Directions -
Copy the lines below as they are; omit the images they contain.

Source excerpt -
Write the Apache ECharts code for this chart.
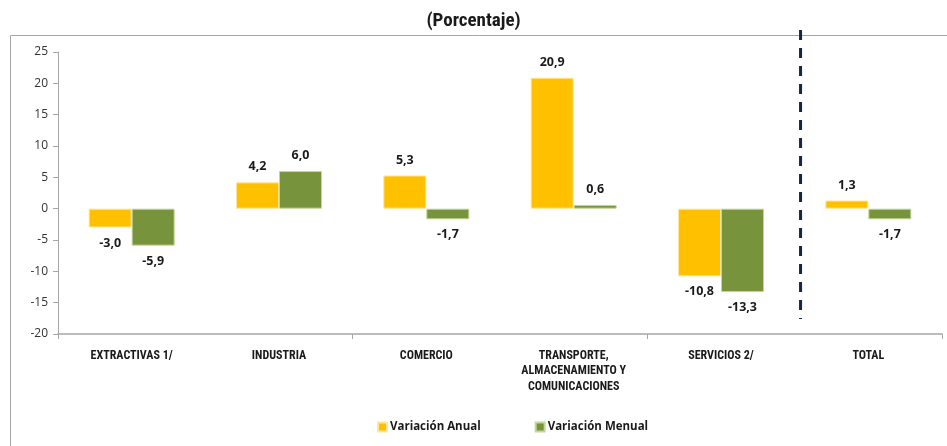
<!DOCTYPE html>
<html><head><meta charset="utf-8">
<script src="https://cdn.jsdelivr.net/npm/echarts@6/dist/echarts.min.js"></script>
<style>html,body{margin:0;padding:0;background:#fff}#c{width:947px;height:446px}</style>
</head><body><div id="c"></div>
<script>
const categories = ['EXTRACTIVAS 1/', 'INDUSTRIA', 'COMERCIO', 'TRANSPORTE,\nALMACENAMIENTO Y\nCOMUNICACIONES', 'SERVICIOS 2/', 'TOTAL'];
const anual = [-3.0, 4.2, 5.3, 20.9, -10.8, 1.3];
const menual = [-5.9, 6.0, -1.7, 0.6, -13.3, -1.7];
const yTicks = [-20, -15, -10, -5, 0, 5, 10, 15, 20, 25];
const dividerX = 5.04;
const dividerLine = [[dividerX, 28.5], [dividerX, -17.6]];

const FONT = "'Liberation Sans Narrow','Roboto Condensed','Open Sans',sans-serif";
const fmt = v => v.toFixed(1).replace('.', ',');
const mk = arr => arr.map(v => ({value: v, label: {position: v < 0 ? 'bottom' : 'top'}}));

const chart = echarts.init(document.getElementById('c'));
chart.setOption({
  animation: false,
  title: {text: '(Porcentaje)', left: 'center', top: 7,
    textStyle: {fontFamily: FONT, fontSize: 19, fontWeight: 'bold', color: '#1a1a1a'}},
  graphic: [{type: 'rect', shape: {x: 10.5, y: 35.5, width: 960, height: 430},
    style: {fill: 'none', stroke: '#a6a6a6', lineWidth: 1}, silent: true, z: -1}],
  grid: {left: 58, right: 5, top: 52, bottom: 112},
  legend: {bottom: 8, left: 372, itemWidth: 9, itemHeight: 9, itemGap: 54, icon: 'rect',
    textStyle: {fontFamily: "'Open Sans',sans-serif", fontSize: 11.5, color: '#1a1a1a', fontWeight: 'bold', padding: [0, 0, 0, -2]},
    data: ['Variación Anual', 'Variación Menual']},
  xAxis: [
    {type: 'category', data: categories, position: 'bottom',
      axisLine: {show: false}, axisTick: {show: false},
      axisLabel: {interval: 0, margin: 14, fontFamily: FONT, fontSize: 12, fontWeight: 'bold', color: '#1a1a1a', lineHeight: 15.5}},
    {type: 'category', data: categories, position: 'bottom',
      axisLine: {onZero: true, lineStyle: {color: '#a6a6a6', width: 1.5}},
      axisTick: {show: true, length: 5, lineStyle: {color: '#a6a6a6'}},
      axisLabel: {show: false}},
    {type: 'value', min: 0, max: 6, show: false}
  ],
  yAxis: {type: 'value', min: yTicks[0], max: yTicks[yTicks.length - 1], interval: 5,
    axisLine: {show: true, lineStyle: {color: '#a6a6a6'}},
    axisTick: {show: true, length: 5, lineStyle: {color: '#a6a6a6'}},
    splitLine: {show: false},
    axisLabel: {fontFamily: "'Open Sans',sans-serif", fontSize: 12, color: '#333', margin: 10}},
  series: [
    {name: 'Variación Anual', type: 'bar', xAxisIndex: 0, data: mk(anual), barWidth: 43, barGap: '0%',
      itemStyle: {color: '#FFC000', borderColor: '#ffe699', borderWidth: 1},
      label: {show: true, formatter: p => fmt(p.value), distance: 9,
        fontFamily: "'Open Sans',sans-serif", fontSize: 12.5, fontWeight: 'bold', color: '#1a1a1a'}},
    {name: 'Variación Menual', type: 'bar', xAxisIndex: 0, data: mk(menual), barWidth: 43, barGap: '0%',
      itemStyle: {color: '#77933C', borderColor: '#c4d79b', borderWidth: 1},
      label: {show: true, formatter: p => fmt(p.value), distance: 9,
        fontFamily: "'Open Sans',sans-serif", fontSize: 12.5, fontWeight: 'bold', color: '#1a1a1a'}},
    {name: 'divider', type: 'line', xAxisIndex: 2, data: dividerLine, symbol: 'none', clip: false,
      lineStyle: {color: '#17263c', width: 3, type: [10, 8]}, silent: true, z: 5}
  ]
});
</script></body></html>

Worked answer -
Write the Apache ECharts code for this chart.
<!DOCTYPE html>
<html><head><meta charset="utf-8">
<script src="https://cdn.jsdelivr.net/npm/echarts@6/dist/echarts.min.js"></script>
<style>html,body{margin:0;padding:0;background:#fff}#c{width:947px;height:446px}</style>
</head><body><div id="c"></div>
<script>
const categories = ['EXTRACTIVAS 1/', 'INDUSTRIA', 'COMERCIO', 'TRANSPORTE,\nALMACENAMIENTO Y\nCOMUNICACIONES', 'SERVICIOS 2/', 'TOTAL'];
const anual = [-3.0, 4.2, 5.3, 20.9, -10.8, 1.3];
const menual = [-5.9, 6.0, -1.7, 0.6, -13.3, -1.7];
const yTicks = [-20, -15, -10, -5, 0, 5, 10, 15, 20, 25];
const dividerX = 5.04;
const dividerLine = [[dividerX, 28.5], [dividerX, -17.6]];

const FONT = "'Liberation Sans Narrow','Roboto Condensed','Open Sans',sans-serif";
const fmt = v => v.toFixed(1).replace('.', ',');
const mk = arr => arr.map(v => ({value: v, label: {position: v < 0 ? 'bottom' : 'top'}}));

const chart = echarts.init(document.getElementById('c'));
chart.setOption({
  animation: false,
  title: {text: '(Porcentaje)', left: 'center', top: 7,
    textStyle: {fontFamily: FONT, fontSize: 19, fontWeight: 'bold', color: '#1a1a1a'}},
  graphic: [{type: 'rect', shape: {x: 10.5, y: 35.5, width: 960, height: 430},
    style: {fill: 'none', stroke: '#a6a6a6', lineWidth: 1}, silent: true, z: -1}],
  grid: {left: 58, right: 5, top: 52, bottom: 112},
  legend: {bottom: 8, left: 372, itemWidth: 9, itemHeight: 9, itemGap: 54, icon: 'rect',
    textStyle: {fontFamily: "'Open Sans',sans-serif", fontSize: 11.5, color: '#1a1a1a', fontWeight: 'bold', padding: [0, 0, 0, -2]},
    data: ['Variación Anual', 'Variación Menual']},
  xAxis: [
    {type: 'category', data: categories, position: 'bottom',
      axisLine: {show: false}, axisTick: {show: false},
      axisLabel: {interval: 0, margin: 14, fontFamily: FONT, fontSize: 12, fontWeight: 'bold', color: '#1a1a1a', lineHeight: 15.5}},
    {type: 'category', data: categories, position: 'bottom',
      axisLine: {onZero: true, lineStyle: {color: '#a6a6a6', width: 1.5}},
      axisTick: {show: true, length: 5, lineStyle: {color: '#a6a6a6'}},
      axisLabel: {show: false}},
    {type: 'value', min: 0, max: 6, show: false}
  ],
  yAxis: {type: 'value', min: yTicks[0], max: yTicks[yTicks.length - 1], interval: 5,
    axisLine: {show: true, lineStyle: {color: '#a6a6a6'}},
    axisTick: {show: true, length: 5, lineStyle: {color: '#a6a6a6'}},
    splitLine: {show: false},
    axisLabel: {fontFamily: "'Open Sans',sans-serif", fontSize: 12, color: '#333', margin: 10}},
  series: [
    {name: 'Variación Anual', type: 'bar', xAxisIndex: 0, data: mk(anual), barWidth: 43, barGap: '0%',
      itemStyle: {color: '#FFC000', borderColor: '#ffe699', borderWidth: 1},
      label: {show: true, formatter: p => fmt(p.value), distance: 9,
        fontFamily: "'Open Sans',sans-serif", fontSize: 12.5, fontWeight: 'bold', color: '#1a1a1a'}},
    {name: 'Variación Menual', type: 'bar', xAxisIndex: 0, data: mk(menual), barWidth: 43, barGap: '0%',
      itemStyle: {color: '#77933C', borderColor: '#c4d79b', borderWidth: 1},
      label: {show: true, formatter: p => fmt(p.value), distance: 9,
        fontFamily: "'Open Sans',sans-serif", fontSize: 12.5, fontWeight: 'bold', color: '#1a1a1a'}},
    {name: 'divider', type: 'line', xAxisIndex: 2, data: dividerLine, symbol: 'none', clip: false,
      lineStyle: {color: '#17263c', width: 3, type: [10, 8]}, silent: true, z: 5}
  ]
});
</script></body></html>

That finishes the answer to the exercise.